Vu la solennité du jour, le contrôle fut réduit à un petit nombre de formalités très-sommaires. C’est à peine si le dollmetsh échangea quelques paroles avec Yakoub. Notre confrérie de mendiants arrêta les regards des officiers. J’entendis, entre autres choses, ces mots prononcés par l’un d’eux : « Voyez donc, comme ce Hadji a la peau blanche[2] ! » Cette allusion était sans doute à mon adresse, et, si je ne me trompe, ce fut la seule observation à laquelle m’exposèrent mes dehors un peu trop civilisés. En effet, dès que Yakoub fut expédié, nous nous éloignâmes du vaisseau russe. Penché en avant jusqu’alors et feignant d’être à moitié endormi, je me redressai enfin avec un soupir de satisfaction, car mes inquiétudes avaient cessé. Le vent se mit à bientôt souffler de l’ouest. Il semblait que ce fût le signal d’ouvrir nos voiles et de mettre en toute hâte le cap sur Gömüshtepe dont trois lieues nous séparaient à peine ; mais Yakoub ne perdait pas de vue un point blanc qu’on voyait se mouvoir dans le lointain et à propos duquel l’équipage tout entier fut appelé à tenir conseil. On attendit qu’il eût entièrement disparu de l’horizon pour aplester notre grande voile, et nous courûmes alors dans la direction de l’est avec la rapidité de la flèche.
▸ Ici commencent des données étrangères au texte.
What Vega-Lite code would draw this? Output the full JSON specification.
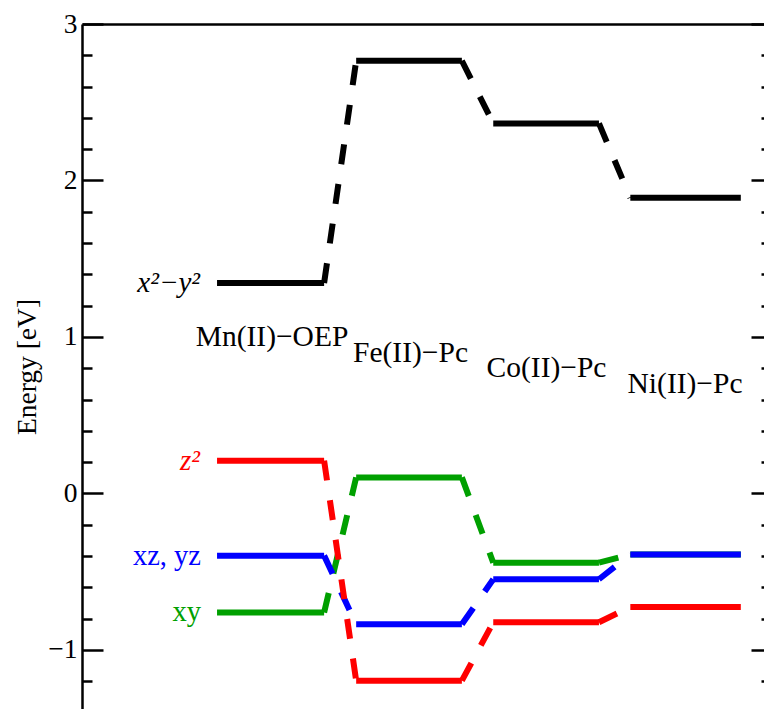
{
  "$schema": "https://vega.github.io/schema/vega-lite/v6.json",
  "width": 682,
  "height": 685,
  "autosize": {"type": "none"},
  "padding": {"left": 82, "top": 24, "right": 0, "bottom": 0},
  "config": {
    "view": {"stroke": null},
    "font": "Liberation Serif",
    "axis": {
      "grid": false,
      "labelFont": "Liberation Serif",
      "titleFont": "Liberation Serif",
      "labelFontSize": 27.5,
      "titleFontSize": 27.5,
      "titleFontWeight": "normal",
      "labelColor": "black",
      "titleColor": "black",
      "domainColor": "black",
      "tickColor": "black",
      "domainWidth": 2.5,
      "tickWidth": 2.5
    }
  },
  "datasets": {
    "levels": [
      {"orb": "x²−y²", "cmp": "Mn(II)−OEP", "x0": 1.98, "x1": 3.55, "e": 1.345},
      {"orb": "x²−y²", "cmp": "Fe(II)−Pc", "x0": 4.02, "x1": 5.57, "e": 2.765},
      {"orb": "x²−y²", "cmp": "Co(II)−Pc", "x0": 6.03, "x1": 7.58, "e": 2.365},
      {"orb": "x²−y²", "cmp": "Ni(II)−Pc", "x0": 8.04, "x1": 9.66, "e": 1.89},
      {"orb": "xy", "cmp": "Mn(II)−OEP", "x0": 1.98, "x1": 3.55, "e": -0.76},
      {"orb": "xy", "cmp": "Fe(II)−Pc", "x0": 4.02, "x1": 5.57, "e": 0.103},
      {"orb": "xy", "cmp": "Co(II)−Pc", "x0": 6.03, "x1": 7.58, "e": -0.442},
      {"orb": "xy", "cmp": "Ni(II)−Pc", "x0": 8.04, "x1": 9.66, "e": -0.39},
      {"orb": "xz, yz", "cmp": "Mn(II)−OEP", "x0": 1.98, "x1": 3.55, "e": -0.397},
      {"orb": "xz, yz", "cmp": "Fe(II)−Pc", "x0": 4.02, "x1": 5.57, "e": -0.836},
      {"orb": "xz, yz", "cmp": "Co(II)−Pc", "x0": 6.03, "x1": 7.58, "e": -0.548},
      {"orb": "xz, yz", "cmp": "Ni(II)−Pc", "x0": 8.04, "x1": 9.66, "e": -0.389},
      {"orb": "z²", "cmp": "Mn(II)−OEP", "x0": 1.98, "x1": 3.55, "e": 0.21},
      {"orb": "z²", "cmp": "Fe(II)−Pc", "x0": 4.02, "x1": 5.57, "e": -1.196},
      {"orb": "z²", "cmp": "Co(II)−Pc", "x0": 6.03, "x1": 7.58, "e": -0.823},
      {"orb": "z²", "cmp": "Ni(II)−Pc", "x0": 8.04, "x1": 9.66, "e": -0.725}
    ],
    "compounds": [
      {"cmp": "Mn(II)−OEP", "x": 2.786, "e": 0.9425},
      {"cmp": "Fe(II)−Pc", "x": 4.817, "e": 0.843},
      {"cmp": "Co(II)−Pc", "x": 6.811, "e": 0.744},
      {"cmp": "Ni(II)−Pc", "x": 8.842, "e": 0.642}
    ]
  },
  "layer": [
    {
      "data": {"name": "levels"},
      "mark": {"type": "rule", "strokeWidth": 6, "strokeCap": "butt"},
      "encoding": {
        "x": {"field": "x0", "type": "quantitative", "scale": {"domain": [0, 10], "nice": false, "zero": false},
              "axis": {"orient": "top", "ticks": false, "labels": false, "title": null, "domain": true}},
        "x2": {"field": "x1"},
        "y": {"field": "e", "type": "quantitative", "scale": {"domain": [-1.377, 3], "nice": false, "zero": false},
              "axis": {"orient": "left", "values": [-1, 0, 1, 2, 3], "format": "d", "tickSize": -21, "labelPadding": 26, "title": "Energy [eV]", "titlePadding": 6, "domain": true}},
        "color": {"field": "orb", "type": "nominal", "legend": null,
                  "scale": {"domain": ["x²−y²", "xy", "xz, yz", "z²"], "range": ["#000000", "#00a000", "#0000ff", "#ff0000"]}}
      }
    },
    {
      "data": {"name": "levels"},
      "transform": [
        {"window": [{"op": "lead", "field": "x0", "as": "nx"}, {"op": "lead", "field": "e", "as": "ne"}],
         "groupby": ["orb"], "sort": [{"field": "x0", "order": "ascending"}]},
        {"filter": "datum.nx != null"}
      ],
      "mark": {"type": "rule", "strokeWidth": 6, "strokeCap": "butt", "strokeDash": [20, 20]},
      "encoding": {
        "x": {"field": "x1", "type": "quantitative", "scale": {"domain": [0, 10], "nice": false, "zero": false},
              "axis": {"orient": "top", "ticks": false, "labels": false, "title": null, "domain": true}},
        "x2": {"field": "nx"},
        "y": {"field": "e", "type": "quantitative", "scale": {"domain": [-1.377, 3], "nice": false, "zero": false},
              "axis": {"orient": "left", "values": [-1.2, -0.8, -0.6, -0.4, -0.2, 0.2, 0.4, 0.6, 0.8, 1.2, 1.4, 1.6, 1.8, 2.2, 2.4, 2.6, 2.8], "tickSize": -10, "labels": false, "title": null, "domain": false}},
        "y2": {"field": "ne"},
        "color": {"field": "orb", "type": "nominal", "legend": null,
                  "scale": {"domain": ["x²−y²", "xy", "xz, yz", "z²"], "range": ["#000000", "#00a000", "#0000ff", "#ff0000"]}}
      }
    },
    {
      "data": {"name": "levels"},
      "transform": [{"filter": "datum.cmp === 'Mn(II)−OEP' && (datum.orb === 'x²−y²' || datum.orb === 'z²')"}],
      "mark": {"type": "text", "align": "right", "baseline": "alphabetic", "dx": -17, "dy": 9, "fontSize": 29, "fontStyle": "italic", "font": "Liberation Serif"},
      "encoding": {
        "x": {"field": "x0", "type": "quantitative", "scale": {"domain": [0, 10], "nice": false, "zero": false},
              "axis": {"orient": "top", "ticks": false, "labels": false, "title": null, "domain": true}},
        "y": {"field": "e", "type": "quantitative", "scale": {"domain": [-1.377, 3], "nice": false, "zero": false},
              "axis": {"orient": "right", "values": [-1, 0, 1, 2, 3], "tickSize": -13, "labels": false, "title": null, "domain": false}},
        "text": {"field": "orb"},
        "color": {"field": "orb", "type": "nominal", "legend": null,
                  "scale": {"domain": ["x²−y²", "xy", "xz, yz", "z²"], "range": ["#000000", "#00a000", "#0000ff", "#ff0000"]}}
      }
    },
    {
      "data": {"name": "levels"},
      "transform": [{"filter": "datum.cmp === 'Mn(II)−OEP' && (datum.orb === 'xy' || datum.orb === 'xz, yz')"}],
      "mark": {"type": "text", "align": "right", "baseline": "alphabetic", "dx": -16, "dy": 9, "fontSize": 28.5, "font": "Liberation Serif"},
      "encoding": {
        "x": {"field": "x0", "type": "quantitative", "scale": {"domain": [0, 10], "nice": false, "zero": false},
              "axis": {"orient": "top", "ticks": false, "labels": false, "title": null, "domain": true}},
        "y": {"field": "e", "type": "quantitative", "scale": {"domain": [-1.377, 3], "nice": false, "zero": false},
              "axis": {"orient": "right", "values": [-1.2, -0.8, -0.6, -0.4, -0.2, 0.2, 0.4, 0.6, 0.8, 1.2, 1.4, 1.6, 1.8, 2.2, 2.4, 2.6, 2.8], "tickSize": -3, "labels": false, "title": null, "domain": false}},
        "text": {"field": "orb"},
        "color": {"field": "orb", "type": "nominal", "legend": null,
                  "scale": {"domain": ["x²−y²", "xy", "xz, yz", "z²"], "range": ["#000000", "#00a000", "#0000ff", "#ff0000"]}}
      }
    },
    {
      "data": {"name": "compounds"},
      "mark": {"type": "text", "align": "center", "baseline": "alphabetic", "fontSize": 29.5, "font": "Liberation Serif", "color": "black"},
      "encoding": {
        "x": {"field": "x", "type": "quantitative", "scale": {"domain": [0, 10], "nice": false, "zero": false},
              "axis": {"orient": "top", "ticks": false, "labels": false, "title": null, "domain": true}},
        "y": {"field": "e", "type": "quantitative", "scale": {"domain": [-1.377, 3], "nice": false, "zero": false}, "axis": null},
        "text": {"field": "cmp"}
      }
    }
  ],
  "resolve": {"axis": {"y": "independent"}}
}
À quelque demi-lieue d’Ashourada, nous passâmes dans le voisinage de certaines balises formées par de longs pieux enduits de couleurs diverses. Yakoub m’affirma qu’ils avaient été placés là par les « Inghiliz » pour marquer la limite des eaux russes et des parages turkomans, ces derniers devant être au besoin protégés par les « Inghiliz » contre les entreprises de la marine moscovite. Je n’ai pas encore pu me rendre compte des moyens par lesquels on avait inculqué à ces fils du Désert les notions

  1. Pendant mon voyage, j’ai souvent perdu de vue les diverses dates. Celle-ci était, je l’appris plus tard, le dimanche de Pâques (style russe).
  2. Smotrite kakoi bieloi etot Hadji.